Druggists/Pharmacists -- another health-related profession -- score just below nurses, with 67% of respondents giving them high or very high ratings. Military officers (65%) and high school teachers (64%) rank third and fourth on the list, and doctors are a close fifth, with 63% rating their honesty and ethical standards high or very high. Doctors are rated highly on this measure by three times as many people as building contractors (20%), four times as many as stockbrokers (12%), and 12 times as many as telemarketers (5%), the lowest rated profession on the list.

Older Women Least Impressed With Doctors

When examining perceptions of nurses and pharmacists, there is little difference between ratings from older and younger patients. When evaluating doctors, however, younger people are far more likely to give higher ethical ratings than are older people. Among those aged 18 to 29, 70% give doctors high ethics ratings (including 21% who give a very high rating); that number is just 56% among people aged 65 and older (and includes only 5% who rate their ethics as very high).

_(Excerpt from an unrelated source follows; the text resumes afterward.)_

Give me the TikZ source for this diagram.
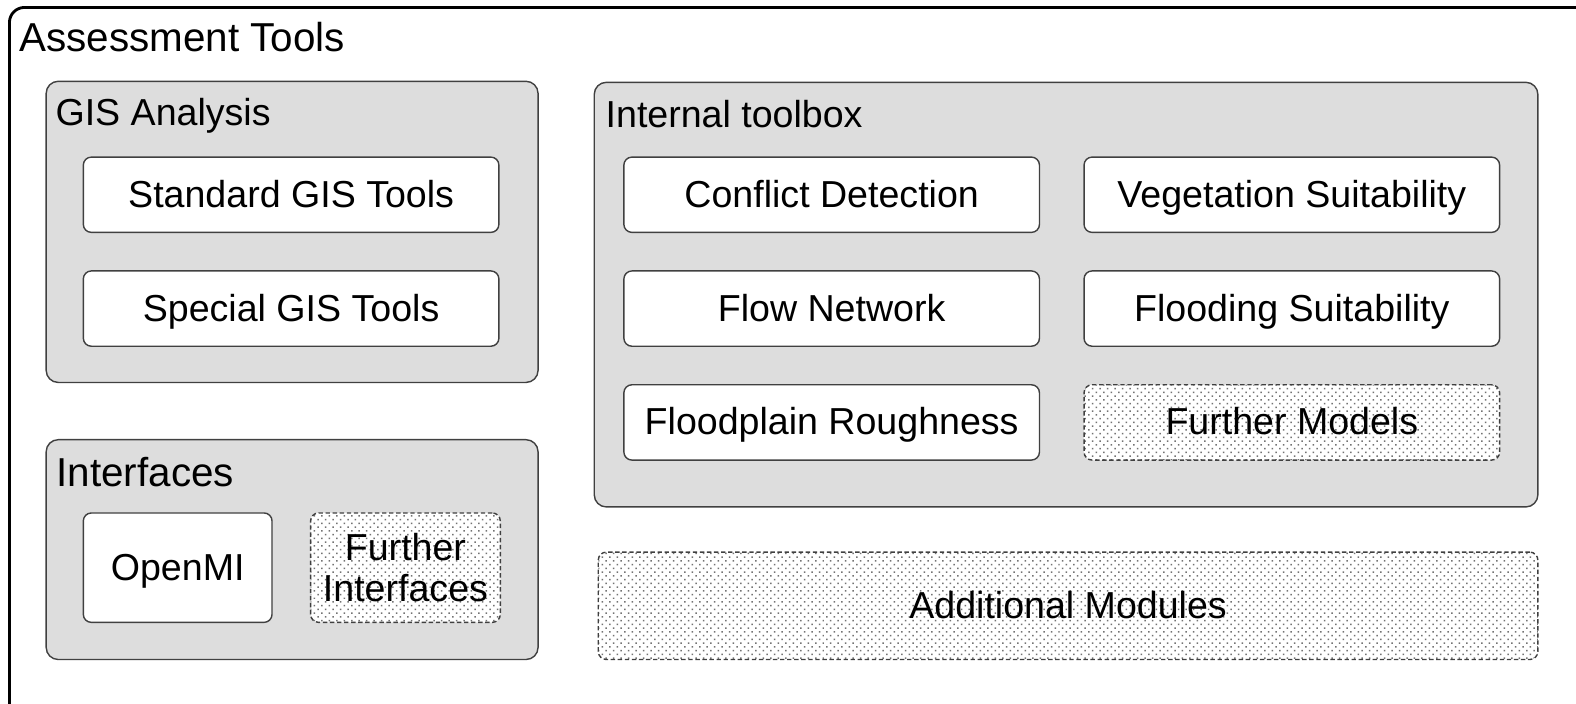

Gender also appears to play a significant role in the lower ratings of doctors compared to other medical professionals. Men over and under the age of 50 do not differ notably in their ethical ratings of doctors. Younger and older women, however, vary significantly. Two-thirds (67%) of women under the age of 50 give high or very high ratings to doctors, compared to just 56% of women aged 50 or older.

Key Points

Americans give medical professionals high ratings in terms of ethics and honesty. Nurses come out on top, followed by pharmacists, and trailed by doctors -- all of which rank in the top five among all professions Gallup measured.

Yet doctors in particular seem to face an interesting challenge with regard to the way they are perceived by women over the age of 50. Older women are far less likely than younger women to give high honesty and ethics ratings to doctors, and also appear to be somewhat less likely to give high ratings than both younger and older men. The reasons for this variation may stem from differing expectations of doctors on the part of older women, or the differing types of medical care that women in this age group require. Regardless of the source of the difference, however, it is clear that doctors may need to devote extra effort to gaining the trust of their older female patients.

*These results are based on telephone interviews with a randomly selected national sample of 1,017 adults, aged 18 and older, conducted Nov. 22-24, 2002. For results based on this sample, one can say with 95% confidence that the maximum error attributable to sampling and other random effects is ±3%. In addition to sampling error, question wording and practical difficulties in conducting surveys can introduce error or bias into the findings of public opinion polls.